Fonds d'innovation pédagogique et autonomie des établissements
Le projet d’expérimentation des écoles du futur lancé à Marseille le 2 septembre 2021 dans le cadre du plan "Marseille en Grand" est désormais étendu à l'ensemble du territoire. Son objectif peut se résumer de la façon suivante : face à l’hétérogénéité territoriale des besoins éducatifs, l'État ne doit pas appréhender globalement l’enseignement comme un système unifié. En somme, le jacobinisme éducatif doit céder sa place à une approche locale des défis pour mieux s’adapter à la diversité des problématiques quotidiennes et des besoins spécifiques.
En conséquence, les projets d'établissement les plus innovants et les plus impactants pourront bénéficier de financements dédiés via un fonds d'innovation pédagogique doté de 500 M€ sur 5 ans. Le PLF 2023 prévoit que 150 M€ seront ainsi déployés dès cette année.
Si l'on formule l'hypothèse qu'un cinquième des écoles ou établissements du second degré soumettent un projet recevant l'approbation du ministère de l'Éducation nationale, chaque établissement recevra donc une dotation d'environ 12 000 euros.

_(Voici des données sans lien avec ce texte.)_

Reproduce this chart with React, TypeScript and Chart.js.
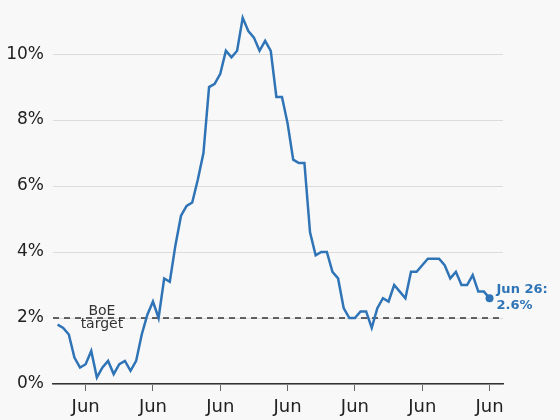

Sans aller plus avant sur la question de l'autonomie des établissements que sous-tend l'instauration de cette politique, on s'étonnera tout de même, de façon générale, que le renforcement de l'évaluation des établissements ne soit pas considéré comme un préalable nécessaire et complémentaire de cette plus grande autonomie. Plus particulièrement, l'octroi des financements dédiés doit être conditionné à l'évaluation de la mise en œuvre et de l'efficacité du projet d'établissement.
Les études conduites par l'OCDE tendent à montrer la nécessité d'une culture de l'évaluation pour qu'un accroissement de l'autonomie des établissements ait un impact positif sur les résultats des élèves. Le corollaire de l'autonomie est la responsabilisation des équipes par l'évaluation de l'efficacité de leur travail pour la réussite des élèves. C'est d'ailleurs pourquoi le conseil de l'évaluation de l'école (CEE) a été institué en 2019.
Dès lors, pourquoi l'évaluation, si nécessaire à l'efficacité de cette politique, ne fait-elle pas l'objet d'une orientation politique forte dans ce PLF ?
Par ailleurs, on peut s'interroger sur le statut du CEE, qui diffère des statuts des organismes évaluatifs. On pense par exemple au Haut Conseil de l’évaluation de la recherche et de l'enseignement supérieur (HCERES), dont le statut d'autorité administrative indépendante en fait une institution dont les évaluations ont un poids bien plus important et engageant. Il pourrait donc apparaître judicieux d'une part de faire du CEE une autorité administrative indépendante afin de donner plus de poids aux évaluations dans notre pays et d'autre part, de lui conférer davantage de moyens pour accompagner le développement des écoles du futur.